Mission Engineering (ME)

Mission Engineering

Mission Engineering (ME) is the deliberate planning, analyzing, organizing, and integrating of current and emerging operational and system capabilities to achieve desired warfighting mission effects.

ME is an analytical and data-driven approach to decompose and analyze the constituent parts of a mission in order to identify measurable trade-offs and draw conclusions.

Mission Engineering studies and analyses seek answers to key technical challenges identified by the OSD, Joint Staff, Services, and Combatant Commands.

OUSD(R&E) develops, implements, and shares the ME process and methodology, best practices, and ME products with a user community across the Department of Defense. In addition, R&E has adopted mission engineering as a key element in the organization and executed ME analyses or studies to evaluate missions and assess efficacy of advanced technology from the modernization areas. These studies are coordinated across numerous stakeholders.

ME Principles

Follow a mission-focused, threat-informed approach to identify capabilities and technologies to achieve mission objectives and close capability gaps.

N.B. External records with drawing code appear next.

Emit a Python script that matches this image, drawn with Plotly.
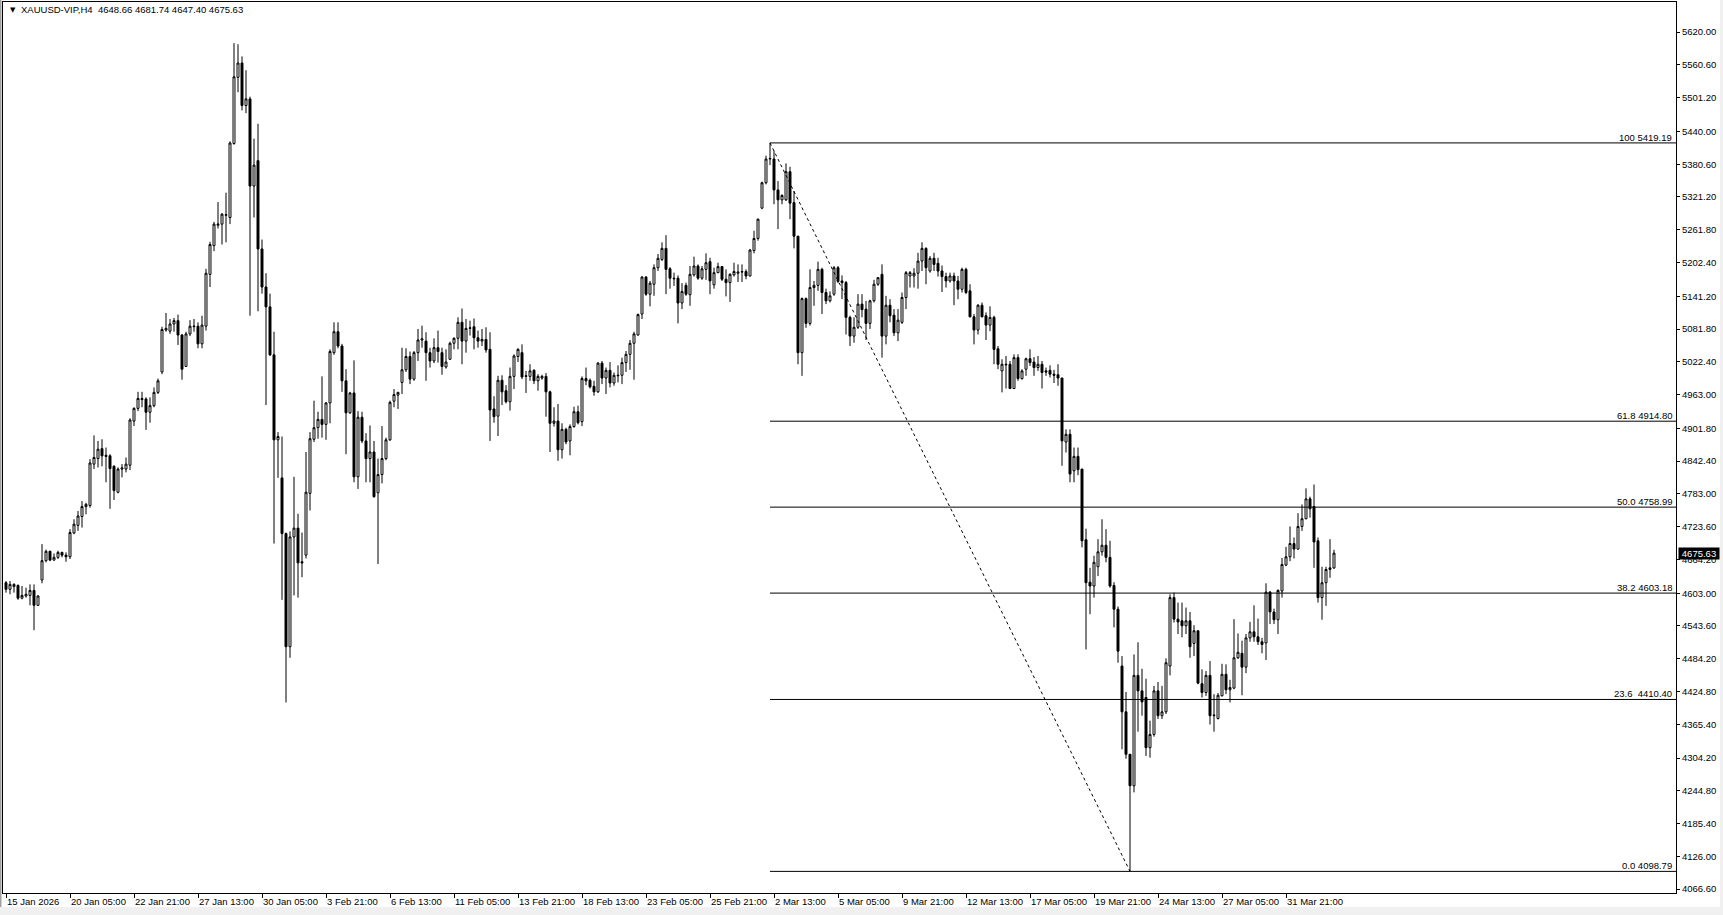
import plotly.graph_objects as go

# ---------------- data ----------------
symbol = "XAUUSD-VIP,H4"

open_ = [4622,4610,4615,4617,4594,4598,4599,4608,4581,4627,4662,4679,4663,4668,4677,4672,4669,4712,4726,4742,
         4760,4762,4837,4847,4865,4853,4852,4833,4786,4828,4828,4835,4915,4938,4956,4955,4931,4943,4967,5004,
         5080,5078,5091,5097,5071,5014,5073,5086,5087,5055,5087,5181,5233,5270,5272,5288,5284,5418,5538,5564,
         5487,5499,5341,5387,5227,5158,5122,5035,4881,4812,4711,4506,4705,4721,4660,4672,4784,4882,4903,4918,
         4909,4948,5039,5077,5051,4988,4930,4966,4814,4922,4879,4847,4859,4785,4818,4847,4881,4951,4962,4985,
         5008,5032,4991,5039,5062,5060,5039,5024,5048,5039,5013,5027,5056,5065,5094,5060,5083,5086,5066,5060,
         5063,5045,4937,4924,4989,4970,4950,4996,5032,5039,4996,4996,5007,4988,4993,4996,4968,4911,4915,4863,
         4900,4879,4905,4932,4914,4992,4989,4978,4968,5020,4993,5007,4984,4997,4998,5021,5036,5056,5071,5109,
         5176,5145,5163,5193,5208,5228,5191,5174,5174,5129,5161,5144,5180,5196,5174,5190,5204,5162,5184,5195,
         5172,5166,5180,5183,5185,5186,5178,5224,5246,5301,5347,5390,5390,5334,5316,5316,5367,5311,5250,5039,
         5137,5092,5157,5161,5190,5148,5133,5145,5193,5169,5166,5103,5069,5085,5127,5118,5092,5133,5163,5181,
         5069,5125,5107,5075,5094,5139,5178,5178,5183,5205,5228,5187,5210,5201,5187,5177,5169,5178,5169,5154,
         5190,5151,5104,5080,5125,5106,5089,5103,5046,5006,5018,5018,4974,5030,4992,5009,5028,5022,5012,5018,
         5006,5007,5000,4999,4993,4877,4891,4825,4851,4828,4700,4623,4616,4651,4678,4690,4668,4617,4574,4471,
         4388,4311,4254,4454,4426,4414,4323,4347,4426,4381,4388,4471,4595,4556,4553,4544,4553,4512,4535,4439,
         4423,4454,4381,4376,4417,4456,4428,4431,4486,4494,4469,4522,4533,4524,4515,4513,4605,4569,4555,4607,
         4654,4669,4693,4683,4724,4738,4774,4760,4698,4595,4622,4646,4648.66]
high = [4625,4625,4621,4619,4616,4613,4619,4619,4599,4692,4682,4680,4675,4680,4678,4677,4719,4737,4752,4770,
        4767,4846,4889,4879,4882,4867,4855,4835,4831,4837,4849,4920,4940,4968,4968,4958,4958,4976,4992,5086,
        5111,5100,5102,5108,5073,5077,5098,5100,5094,5106,5191,5240,5276,5312,5292,5329,5422,5600,5598,5576,
        5551,5503,5427,5454,5244,5183,5146,5077,4895,4887,4713,4715,4814,4747,4713,4859,4895,4952,4932,4996,
        4949,5045,5094,5094,5055,5009,4968,5025,4933,4932,4893,4907,4879,4847,4906,4885,4952,4973,4968,5048,
        5047,5041,5042,5082,5088,5076,5048,5065,5079,5048,5045,5059,5067,5103,5119,5100,5097,5101,5079,5082,
        5085,5076,4960,4997,4998,4980,5012,5036,5047,5054,5006,5018,5009,5000,4999,5002,4970,4940,4946,4911,
        4903,4909,4941,4943,4996,5012,4992,4988,5022,5024,5012,5022,5003,5016,5030,5042,5062,5077,5110,5178,
        5178,5169,5199,5218,5239,5252,5194,5184,5179,5165,5166,5196,5213,5199,5196,5219,5211,5193,5202,5196,
        5190,5183,5202,5199,5199,5190,5227,5260,5282,5349,5396,5419.19,5405,5350,5326,5382,5376,5332,5251,5139,
        5139,5190,5169,5204,5193,5155,5150,5196,5196,5179,5169,5106,5103,5145,5145,5133,5135,5171,5175,5199,
        5142,5136,5118,5118,5148,5187,5187,5192,5220,5239,5230,5214,5220,5211,5197,5184,5184,5184,5178,5193,
        5193,5163,5109,5127,5130,5112,5123,5106,5051,5027,5033,5024,5036,5036,5009,5030,5045,5031,5033,5024,
        5012,5016,5008,5018,4993,4900,4900,4867,4867,4828,4720,4649,4671,4701,4737,4719,4698,4623,4579,4489,
        4424,4311,4492,4514,4466,4448,4372,4435,4442,4435,4485,4601,4604,4586,4586,4577,4569,4545,4535,4465,
        4462,4480,4420,4422,4475,4474,4446,4556,4530,4517,4529,4551,4581,4557,4522,4621,4607,4575,4610,4667,
        4687,4724,4704,4748,4764,4793,4778,4800,4704,4651,4651,4701,4681.74]
low = [4604,4601,4604,4591,4592,4595,4581,4536,4580,4621,4659,4661,4662,4665,4668,4660,4665,4710,4716,4722,
       4746,4758,4828,4831,4833,4804,4756,4772,4784,4813,4822,4826,4906,4933,4940,4899,4912,4940,4964,5000,
       5077,5073,5077,5053,4990,5013,5069,5077,5047,5047,5079,5158,5223,5264,5235,5239,5272,5416,5511,5478,
       5473,5106,5284,5114,5146,4944,5033,4693,4812,4591,4405,4486,4599,4595,4632,4666,4753,4877,4883,4885,
       4881,4911,5035,5047,4968,4855,4928,4804,4792,4875,4804,4804,4776,4656,4802,4844,4879,4940,4937,4964,
       5004,4982,4988,5024,5048,4988,5012,5020,5021,4999,5010,5026,5045,5045,5018,5039,5070,5045,5048,5051,
       5039,4879,4912,4888,4944,4947,4934,4973,5022,4991,4966,4988,4982,4970,4990,4923,4859,4905,4843,4847,
       4873,4853,4903,4909,4906,4980,4974,4961,4966,4982,4964,4976,4979,4985,4982,5004,5008,4990,5070,5100,
       5142,5123,5142,5187,5205,5145,5155,5160,5092,5118,5142,5124,5177,5171,5171,5171,5145,5155,5183,5169,
       5141,5131,5177,5167,5167,5172,5177,5219,5242,5299,5344,5379,5308,5263,5308,5314,5281,5228,5018,4997,
       5084,5088,5124,5151,5109,5127,5130,5142,5165,5136,5072,5051,5057,5082,5103,5062,5082,5130,5160,5030,
       5054,5094,5069,5060,5091,5118,5157,5157,5155,5187,5163,5184,5187,5177,5149,5157,5166,5125,5136,5148,
       5145,5103,5054,5072,5103,5062,5078,5018,5009,4967,4974,4973,4973,4988,4990,4997,5015,4997,5006,4974,
       4997,4994,4984,4979,4834,4858,4804,4804,4817,4686,4501,4565,4595,4634,4671,4659,4613,4541,4477,4320,
       4303,4098.79,4242,4352,4381,4308,4305,4343,4375,4375,4384,4454,4550,4529,4523,4529,4486,4489,4438,4414,
       4417,4365,4352,4374,4416,4420,4405,4429,4484,4418,4458,4515,4515,4509,4494,4482,4547,4547,4529,4595,
       4652,4661,4666,4682,4716,4737,4740,4649,4586,4555,4580,4631,4647.40]
close = [4610,4619,4619,4594,4599,4601,4608,4581,4598,4662,4679,4663,4668,4677,4672,4669,4713,4728,4743,4760,
         4764,4839,4849,4864,4852,4851,4829,4789,4828,4830,4837,4917,4938,4956,4954,4931,4943,4967,4988,5081,
         5083,5091,5097,5071,5009,5073,5087,5087,5055,5089,5183,5235,5272,5272,5290,5289,5419,5539,5564,5487,
         5499,5341,5379,5227,5158,5122,5035,4881,4887,4711,4506,4705,4721,4658,4658,4786,4883,4903,4918,4909,
         4948,5041,5077,5051,4988,4930,4966,4814,4922,4879,4847,4859,4778,4818,4847,4881,4949,4963,4967,5008,
         5032,4991,5039,5062,5064,5039,5024,5048,5041,5014,5022,5056,5065,5094,5060,5083,5084,5066,5060,5063,
         5044,4935,4923,4989,4968,4950,4996,5033,5045,4995,4997,5006,4988,4996,4996,4968,4911,4915,4863,4900,
         4877,4905,4932,4912,4992,4988,4977,4968,5020,4993,5007,4984,4998,4998,5021,5036,5056,5073,5108,5176,
         5145,5165,5193,5210,5228,5190,5174,5173,5129,5150,5145,5181,5196,5174,5191,5202,5169,5184,5195,5172,
         5166,5181,5186,5185,5186,5178,5225,5246,5281,5347,5390,5391,5334,5316,5324,5367,5310,5250,5039,5137,
         5092,5157,5161,5190,5148,5133,5142,5193,5168,5166,5103,5069,5085,5127,5117,5092,5133,5163,5175,5069,
         5125,5106,5075,5098,5139,5184,5184,5183,5205,5228,5193,5210,5199,5187,5177,5169,5178,5169,5154,5190,
         5148,5104,5080,5125,5104,5089,5103,5045,5018,5018,5017,4974,5030,4992,5006,5028,5021,5012,5018,5003,
         5004,5000,4998,4993,4879,4891,4819,4851,4827,4698,4622,4616,4659,4678,4690,4668,4616,4574,4498,4388,
         4311,4254,4454,4426,4406,4323,4347,4426,4381,4388,4477,4595,4556,4551,4544,4553,4506,4535,4440,4423,
         4454,4381,4382,4418,4456,4428,4432,4486,4496,4469,4522,4533,4524,4515,4510,4605,4569,4555,4608,4655,
         4669,4693,4683,4724,4738,4774,4756,4696,4595,4622,4646,4649,4675.63]

time_labels = ["15 Jan 2026", "20 Jan 05:00", "22 Jan 21:00", "27 Jan 13:00", "30 Jan 05:00",
               "3 Feb 21:00", "6 Feb 13:00", "11 Feb 05:00", "13 Feb 21:00", "18 Feb 13:00",
               "23 Feb 05:00", "25 Feb 21:00", "2 Mar 13:00", "5 Mar 05:00", "9 Mar 21:00",
               "12 Mar 13:00", "17 Mar 05:00", "19 Mar 21:00", "24 Mar 13:00", "27 Mar 05:00",
               "31 Mar 21:00"]
bars_per_label = 16

price_ticks = [5620.00, 5560.60, 5501.20, 5440.00, 5380.60, 5321.20, 5261.80, 5202.40, 5141.20,
               5081.80, 5022.40, 4963.00, 4901.80, 4842.40, 4783.00, 4723.60, 4664.20, 4603.00,
               4543.60, 4484.20, 4424.80, 4365.40, 4304.20, 4244.80, 4185.40, 4126.00, 4066.60]

fib_high, fib_low = 5419.19, 4098.79
fib_high_bar, fib_low_bar = 191, 281
fib_ratios = [100.0, 61.8, 50.0, 38.2, 23.6, 0.0]
fib_texts = ["100", "61.8", "50.0", "38.2", "23.6\u00a0", "0.0"]

# ---------------- layout geometry ----------------
W, H = 1723, 915
PL, PR, PT, PB = 3, 1676, 2, 893
y_top, y_bot = 5674.6, 4059.6
x_left, x_right = -0.75, 417.5
FONT = "Liberation Sans, Arial, sans-serif"
FS = 9.5


def px2x(px):
    return (px - PL) / (PR - PL)


def py2y(py):
    return (PB - py) / (PB - PT)


n = len(close)
xs = list(range(n))

fig = go.Figure()
fig.add_trace(go.Candlestick(
    x=xs, open=open_, high=high, low=low, close=close,
    increasing=dict(line=dict(color="black", width=1), fillcolor="white"),
    decreasing=dict(line=dict(color="black", width=1), fillcolor="black"),
    whiskerwidth=0, showlegend=False, hoverinfo="skip",
))

shapes = []
annotations = []

# Fibonacci levels
for r, t in zip(fib_ratios, fib_texts):
    lvl = fib_low + r / 100.0 * (fib_high - fib_low)
    shapes.append(dict(type="line", xref="x", yref="y", x0=fib_high_bar, x1=x_right,
                       y0=lvl, y1=lvl, line=dict(color="black", width=1)))
    annotations.append(dict(xref="paper", yref="y", x=px2x(PR - 2), y=lvl,
                            xanchor="right", yanchor="bottom", showarrow=False,
                            text=f"{t} {lvl:.2f}", yshift=-2,
                            font=dict(family=FONT, size=FS, color="black")))
# fib trend line
shapes.append(dict(type="line", xref="x", yref="y", x0=fib_high_bar, y0=fib_high,
                   x1=fib_low_bar, y1=fib_low, line=dict(color="black", width=1, dash="dot")))

# window border strips
shapes.append(dict(type="rect", xref="paper", yref="paper", x0=px2x(0), x1=px2x(1.5),
                   y0=py2y(H), y1=py2y(0), fillcolor="#A0A0A0", line=dict(width=0), layer="above"))
shapes.append(dict(type="rect", xref="paper", yref="paper", x0=px2x(1720), x1=px2x(W),
                   y0=py2y(H), y1=py2y(0), fillcolor="#F0F0F0", line=dict(width=0), layer="above"))
shapes.append(dict(type="rect", xref="paper", yref="paper", x0=px2x(0), x1=px2x(W),
                   y0=py2y(H), y1=py2y(907), fillcolor="#F0F0F0", line=dict(width=0), layer="above"))

# header
annotations.append(dict(xref="paper", yref="paper", x=px2x(8), y=py2y(10), xanchor="left",
                        yanchor="middle", showarrow=False, text="\u25bc",
                        font=dict(family="DejaVu Sans", size=7, color="black")))
last = n - 1
annotations.append(dict(xref="paper", yref="paper", x=px2x(19), y=py2y(10), xanchor="left",
                        yanchor="middle", showarrow=False,
                        text=f"{symbol}\u00a0\u00a0{open_[last]:.2f} {high[last]:.2f} {low[last]:.2f} {close[last]:.2f}",
                        font=dict(family=FONT, size=FS, color="black")))
# current price label
annotations.append(dict(xref="paper", yref="y", x=px2x(PR + 2), y=close[last], xanchor="left",
                        yanchor="middle", showarrow=False, text=f"{close[last]:.2f}",
                        bgcolor="black", borderpad=1, width=38, height=9,
                        font=dict(family=FONT, size=FS, color="white")))

fig.update_layout(
    width=W, height=H,
    margin=dict(l=PL, r=W - PR, t=PT, b=H - PB, pad=0),
    paper_bgcolor="white", plot_bgcolor="white",
    showlegend=False,
    shapes=shapes, annotations=annotations,
    xaxis=dict(range=[x_left, x_right],
               tickvals=[i * bars_per_label for i in range(len(time_labels))],
               ticktext=time_labels, ticks="outside", ticklen=4, tickcolor="black",
               ticklabelposition="outside right", tickangle=0,
               tickfont=dict(family=FONT, size=FS, color="black"),
               showgrid=False, zeroline=False, showline=True, linecolor="black",
               linewidth=1, mirror=True, rangeslider=dict(visible=False),
               automargin=False, fixedrange=True),
    yaxis=dict(side="right", range=[y_bot, y_top], tickvals=price_ticks,
               ticktext=[f"{v:.2f}" for v in price_ticks], ticks="outside", ticklen=3,
               tickcolor="black", tickfont=dict(family=FONT, size=FS, color="black"),
               showgrid=False, zeroline=False, showline=True, linecolor="black",
               linewidth=1, mirror=True, automargin=False, fixedrange=True),
)

fig.write_html("out.html", config={"displayModeBar": False},
               post_script="document.body.style.margin='0';document.body.style.overflow='hidden';")
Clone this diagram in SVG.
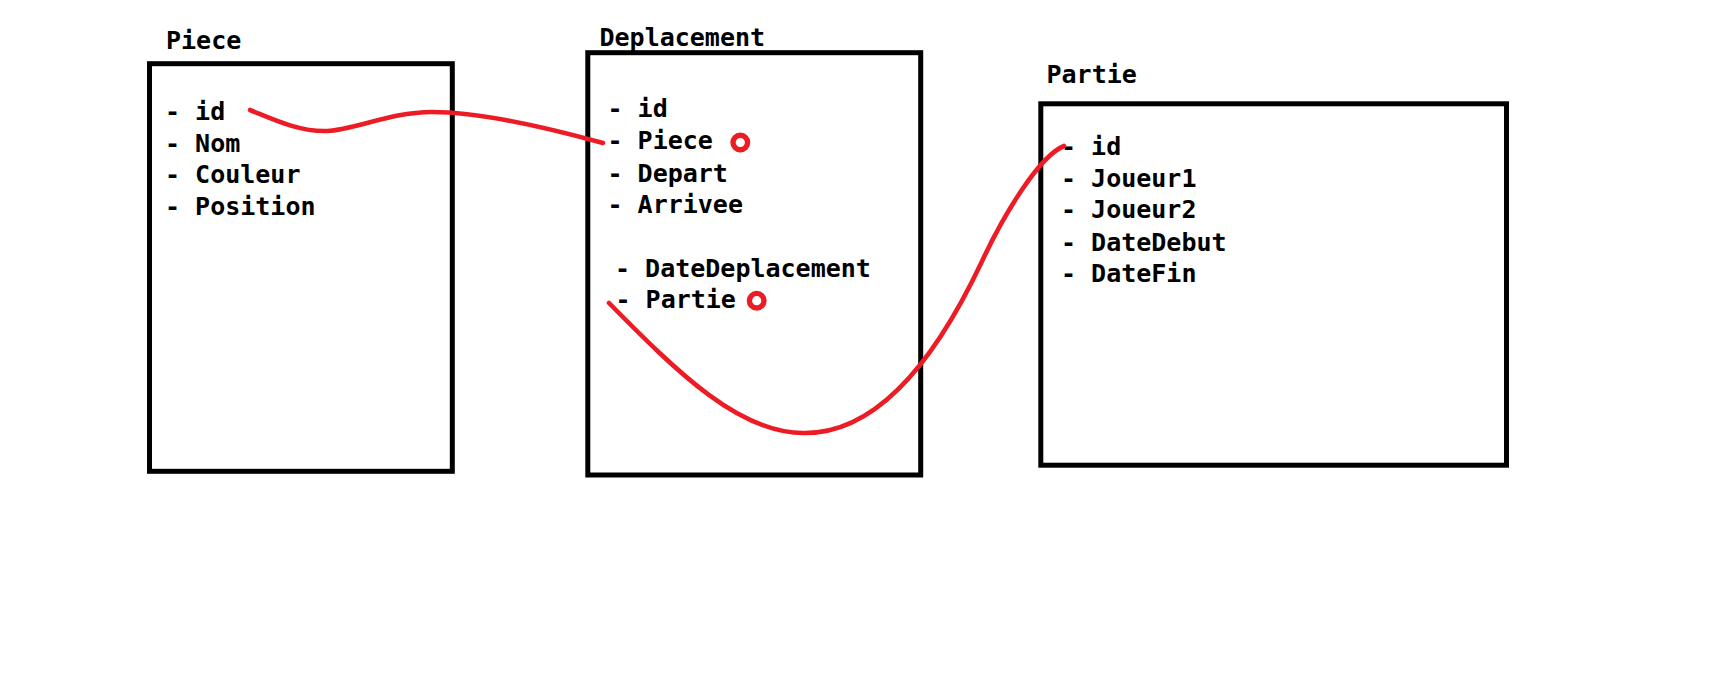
<svg xmlns="http://www.w3.org/2000/svg" width="1731" height="689" viewBox="0 0 1731 689">
<style>
.box{fill:none;stroke:#000;stroke-width:5}
.t{font-family:"DejaVu Sans Mono","Liberation Mono",monospace;font-weight:bold;font-size:25px;fill:#000}
.red{fill:none;stroke:#ED1C24;stroke-width:4.6;stroke-linecap:round;stroke-linejoin:round}
.ring{fill:none;stroke:#ED1C24;stroke-width:5.4}
</style>
<rect width="1731" height="689" fill="#fff"/>
<g id="piece">
<rect class="box" x="149.5" y="63.7" width="302.8" height="407.6"/>
<text class="t" x="166" y="49">Piece</text>
<text class="t" x="165" y="120">- id</text>
<text class="t" x="165" y="151.7">- Nom</text>
<text class="t" x="165" y="183.3">- Couleur</text>
<text class="t" x="165" y="215">- Position</text>
</g>
<g id="deplacement">
<rect class="box" x="587.8" y="52.7" width="332.9" height="422.3"/>
<text class="t" x="599.5" y="46">Deplacement</text>
<text class="t" x="607.5" y="117.3">- id</text>
<text class="t" x="607.5" y="149.3">- Piece</text>
<text class="t" x="607.5" y="181.7">- Depart</text>
<text class="t" x="607.5" y="213.3">- Arrivee</text>
<text class="t" x="615" y="276.7">- DateDeplacement</text>
<text class="t" x="615.5" y="308.3">- Partie</text>
<circle class="ring" cx="740.3" cy="142.5" r="7.3"/>
<circle class="ring" cx="756.7" cy="300.7" r="7.3"/>
</g>
<g id="partie">
<rect class="box" x="1040.8" y="103.8" width="465.7" height="361.4"/>
<text class="t" x="1046.5" y="83">Partie</text>
<text class="t" x="1061" y="155">- id</text>
<text class="t" x="1061" y="186.7">- Joueur1</text>
<text class="t" x="1061" y="218.3">- Joueur2</text>
<text class="t" x="1061" y="250.7">- DateDebut</text>
<text class="t" x="1061" y="282.3">- DateFin</text>
</g>
<g id="connectors">
<path class="red" d="M250,110 C275,120 300,132 327,131 C355,130 390,112 432,112 C480,112 545,127 603,143"/>
<path class="red" d="M609,303 C678,373 740,434 805,433 C905,433 969,288.5 984,257 C1004,215 1039,156 1064,146"/>
</g>
</svg>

Evaluate systems and systems of systems (SoS) in an operational mission context to inform stakeholders about building the right things, not just building things right.

Use validated mission definitions and trustworthy and curated data sets as the basis for analyses to answer a set of operational or tactical questions.

Ensure to balance the time frame of interest, analytical rigor to be used, and the complexity of the problem to be addressed.

Begin with the end in mind, a carefully articulated problem statement, the characterization of the mission and identification of metrics, and working through the collection of data and models needed to analyze the mission and document/convey the outputs (results).